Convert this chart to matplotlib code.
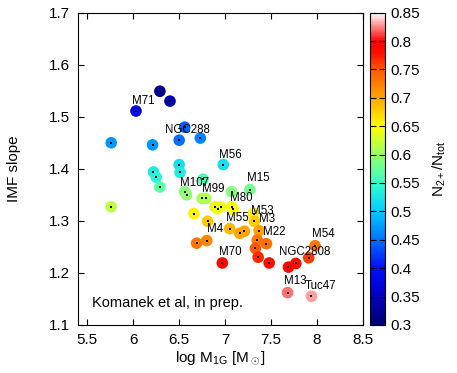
import numpy as np
import matplotlib
matplotlib.use("Agg")
import matplotlib.pyplot as plt
from matplotlib.colors import LinearSegmentedColormap

plt.rcParams['font.family'] = ['Liberation Sans', 'DejaVu Sans']
plt.rcParams['mathtext.fontset'] = 'custom'
plt.rcParams['mathtext.rm'] = 'Liberation Sans'
plt.rcParams['mathtext.it'] = 'Liberation Sans:italic'

# data
log_mass = [6.29, 6.40, 6.03, 6.56, 6.50, 6.73, 5.76, 6.21, 6.98, 6.50,
            6.51, 6.22, 6.25, 6.29, 6.76, 6.56, 6.58, 6.75, 6.79, 7.07,
            7.27, 5.76, 6.89, 6.92, 6.95, 7.07, 7.09, 6.66, 7.31, 7.32,
            6.81, 7.05, 7.16, 7.21, 7.37, 6.80, 6.69, 7.35, 7.45, 7.33,
            7.98, 7.91, 7.77, 7.69, 7.36, 7.48, 6.97, 7.68, 7.94]
imf_slope = [1.549, 1.530, 1.511, 1.480, 1.455, 1.459, 1.450, 1.446, 1.408, 1.408,
             1.393, 1.394, 1.384, 1.365, 1.380, 1.356, 1.350, 1.343, 1.343, 1.356,
             1.360, 1.327, 1.327, 1.323, 1.327, 1.327, 1.322, 1.314, 1.314, 1.299,
             1.299, 1.285, 1.276, 1.280, 1.281, 1.262, 1.257, 1.263, 1.256, 1.247,
             1.252, 1.229, 1.218, 1.211, 1.230, 1.219, 1.219, 1.162, 1.155]
frac_2p = [0.32, 0.34, 0.38, 0.44, 0.45, 0.46, 0.47, 0.47, 0.52, 0.52,
           0.53, 0.53, 0.54, 0.57, 0.56, 0.59, 0.595, 0.61, 0.61, 0.59,
           0.58, 0.62, 0.64, 0.64, 0.64, 0.645, 0.65, 0.655, 0.66, 0.68,
           0.68, 0.69, 0.70, 0.70, 0.70, 0.72, 0.73, 0.73, 0.735, 0.75,
           0.73, 0.76, 0.78, 0.79, 0.77, 0.78, 0.79, 0.82, 0.83]

# cluster names and where their text sits
names = ['M71', 'NGC288', 'M56', 'M107', 'M99', 'M80', 'M15', 'M53', 'M55',
         'M3', 'M4', 'M22', 'M54', 'M70', 'NGC2808', 'M13', 'Tuc47']
name_x = [5.986, 6.346, 6.935, 6.508, 6.748, 7.055, 7.234, 7.282, 7.012,
          7.372, 6.807, 7.408, 7.947, 6.929, 7.587, 7.641, 7.868]
name_y = [1.519, 1.4635, 1.415, 1.3606, 1.3496, 1.3317, 1.3709, 1.3072, 1.2936,
          1.2911, 1.2718, 1.2674, 1.2627, 1.2288, 1.2288, 1.1728, 1.1631]

# gnuplot-like palette: navy -> blue -> cyan -> green -> yellow -> red -> white
cvals = [0.30, 0.35, 0.40, 0.45, 0.50, 0.55, 0.60, 0.65, 0.70, 0.75, 0.78, 0.80, 0.85]
ccols = [(0.0, 0.0, 0.45), (0.0, 0.0, 0.75), (0.0, 0.05, 1.0), (0.0, 0.45, 1.0),
         (0.0, 0.8, 1.0), (0.2, 1.0, 0.8), (0.6, 1.0, 0.4), (1.0, 1.0, 0.0),
         (1.0, 0.65, 0.0), (1.0, 0.35, 0.0), (1.0, 0.05, 0.0), (1.0, 0.0, 0.0),
         (1.0, 1.0, 1.0)]
cmap = LinearSegmentedColormap.from_list(
    'pal', [((v - 0.3) / 0.55, c) for v, c in zip(cvals, ccols)])

fig = plt.figure(figsize=(4.57, 3.73), dpi=100)
ax = fig.add_axes([0.171, 0.129, 0.623, 0.837])
cax = fig.add_axes([0.810, 0.129, 0.032, 0.837])

sc = ax.scatter(log_mass, imf_slope, c=frac_2p, cmap=cmap, vmin=0.3, vmax=0.85,
                s=70, edgecolors='none', zorder=3)
ax.scatter(log_mass, imf_slope, c='k', s=1.2, marker='s', linewidths=0, zorder=4)

for n, tx, ty in zip(names, name_x, name_y):
    ax.text(tx, ty, n, fontsize=8.3, va='bottom', ha='left', zorder=5)

ax.text(0.05, 0.058, 'Komanek et al, in prep.', transform=ax.transAxes, fontsize=10.5)

ax.set_xlim(5.4, 8.5)
ax.set_ylim(1.1, 1.7)
ax.set_xticks([5.5, 6, 6.5, 7, 7.5, 8, 8.5])
ax.set_xticklabels(['5.5', '6', '6.5', '7', '7.5', '8', '8.5'])
ax.set_yticks([1.1, 1.2, 1.3, 1.4, 1.5, 1.6, 1.7])
ax.tick_params(direction='in', top=True, right=True, labelsize=11, length=4, pad=6)
ax.set_xlabel(r'log M$_{\rm 1G}$ [M$_\odot$]', fontsize=11, labelpad=2)
ax.set_ylabel('IMF slope', fontsize=11, labelpad=20)

cb = fig.colorbar(sc, cax=cax)
cb.set_ticks([0.3, 0.35, 0.4, 0.45, 0.5, 0.55, 0.6, 0.65, 0.7, 0.75, 0.8, 0.85])
cb.set_ticklabels(['0.3', '0.35', '0.4', '0.45', '0.5', '0.55', '0.6', '0.65',
                   '0.7', '0.75', '0.8', '0.85'])
cax.tick_params(direction='in', left=True, right=True, labelsize=11, length=4, pad=4)
cb.outline.set_linewidth(0.8)
cb.set_label(r'N$_{2+}$/N$_{\rm tot}$', fontsize=11, labelpad=8)

fig.savefig('out.png', dpi=100)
=======
Direction: From the first line of the material down to the line containing "plt.rcParams['mathtext.it'] = 'Liberation", inclusive, return each line exactly, skipping any picture.

Written reply:
Convert this chart to matplotlib code.
import numpy as np
import matplotlib
matplotlib.use("Agg")
import matplotlib.pyplot as plt
from matplotlib.colors import LinearSegmentedColormap

plt.rcParams['font.family'] = ['Liberation Sans', 'DejaVu Sans']
plt.rcParams['mathtext.fontset'] = 'custom'
plt.rcParams['mathtext.rm'] = 'Liberation Sans'
plt.rcParams['mathtext.it'] = 'Liberation Sans:italic'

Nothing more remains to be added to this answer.